Old Men Who Turn to Writing

The following is an edited version of a post I wrote on my own blog some time ago. It is the best response I can give to the challenge on this blog to write a piece themed after my own passion for writing. Though written in reference to men, I suspect it applies in some fashion, as well, to women who have a passion for writing.

Old Men Who Turn to Writing

Writing is like a drug; it can be a cure or an addiction.
Younger men write to prove themselves, to make their marks on the world. Older men write to find themselves.  They write to learn what mistakes they must undo to justify the time they have spent on this earth and to warrant the time they have left. I realize, of course, the danger in making broad inferences from specific circumstances, especially one’s own circumstances, but experience and observation tell me my perspective is more often true than not.
I have been writing, privately for the most part, almost my entire life. Early on, when I decided I wanted to write ‘seriously,’ I was not intent on writing for publication, but I wanted what I wrote to ultimately matter. I remember times as a young man, probably in my early twenties, fantasizing that after my death my writing would be ‘discovered’ and my mark on the world, therefore, would be made.  I wanted what I had to say to be important, to matter.
Over time, my interest in making my mark diminished.  My perspectives on a series of minor executive positions that I thought mattered, when I occupied them, changed. I began to see them for what they were: irrelevant positions that became temporarily and artificially important for me, the incumbent, and for the people whose own value was measured by their access to the incumbent in those positions. I came to realize that the positions and the person who held them could suddenly disappear—vaporize in an instant—and the world would not change enough to cause a flea to catch a cold.  So, I wondered, if these positions did not define my value, what did? How could I make my mark?  More importantly, is making a mark a legitimate objective or desire?  I concluded that, for some people, yes it is; those peoplewho possess skills and talents and intellects that could through their application genuinely change the worldcould and should make “changing the world” a priority. For the rest of us, our fundamental value rests somewhere else, somewhere not tethered to a position of employment or even related to work.
These changes in my perspectives on work mirrored a transformation in my perspectives on writing. As I grew older—starting in my early fifties, I think—I started to reflect on who I have been all my life.  So much of my life involved work and the value I attached to it. So much of my life revolved around the value others attached to my work. And, frighteningly, so much of my life seemed to have been molded around thinking and acting and behaving as I thought others wanted me to think and act and behave.  Questions arose in me: What am I like, really like? How can I find who I am under the veneer, absent the automatic behaviors intended to respond to and please people who, ultimately, are no more important to me than I am to them?

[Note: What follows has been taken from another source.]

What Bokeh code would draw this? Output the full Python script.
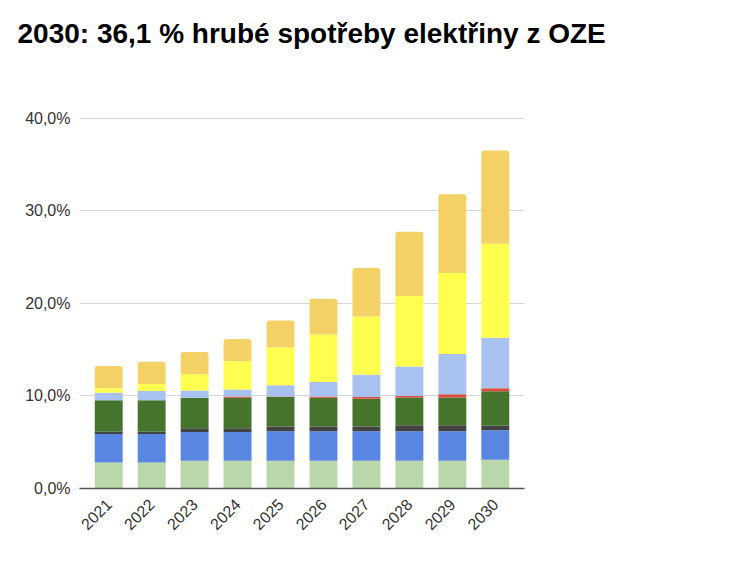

And so I began writing more earnestly, using words to explore ideas that might expose the man I might be, the man beneath the thatch of a lifetime of work, the man hiding under the public persona. For years now, that endeavor has claimed my early mornings, my solitary time when I write earnestly, though often not seriously.
Some of the few men who belong to the writers’ club I joined shortly after moving to Hot Springs Village are doing the same thing, I think. None of them have expressed their thoughts on the matter to me, directly, and perhaps most of them do not even realize what they are doing with their writing. But I think I can see signs of their searches. They may not have to dig as deeply as I to find something that matters, but they, too, are digging.

This much, I think, is certain: old men who turn to writing want to find a part of themselves that’s buried under the mulch of a lifetime of experience. They spend time routing around those parts of their minds unexposed to the elements, looking for something worthy for the world to see. They are looking for ways to know who they are so others—who read what they leave behind—might understand them.  And they are looking for ways to apologize for mistakes they’ve made, for the people they once were.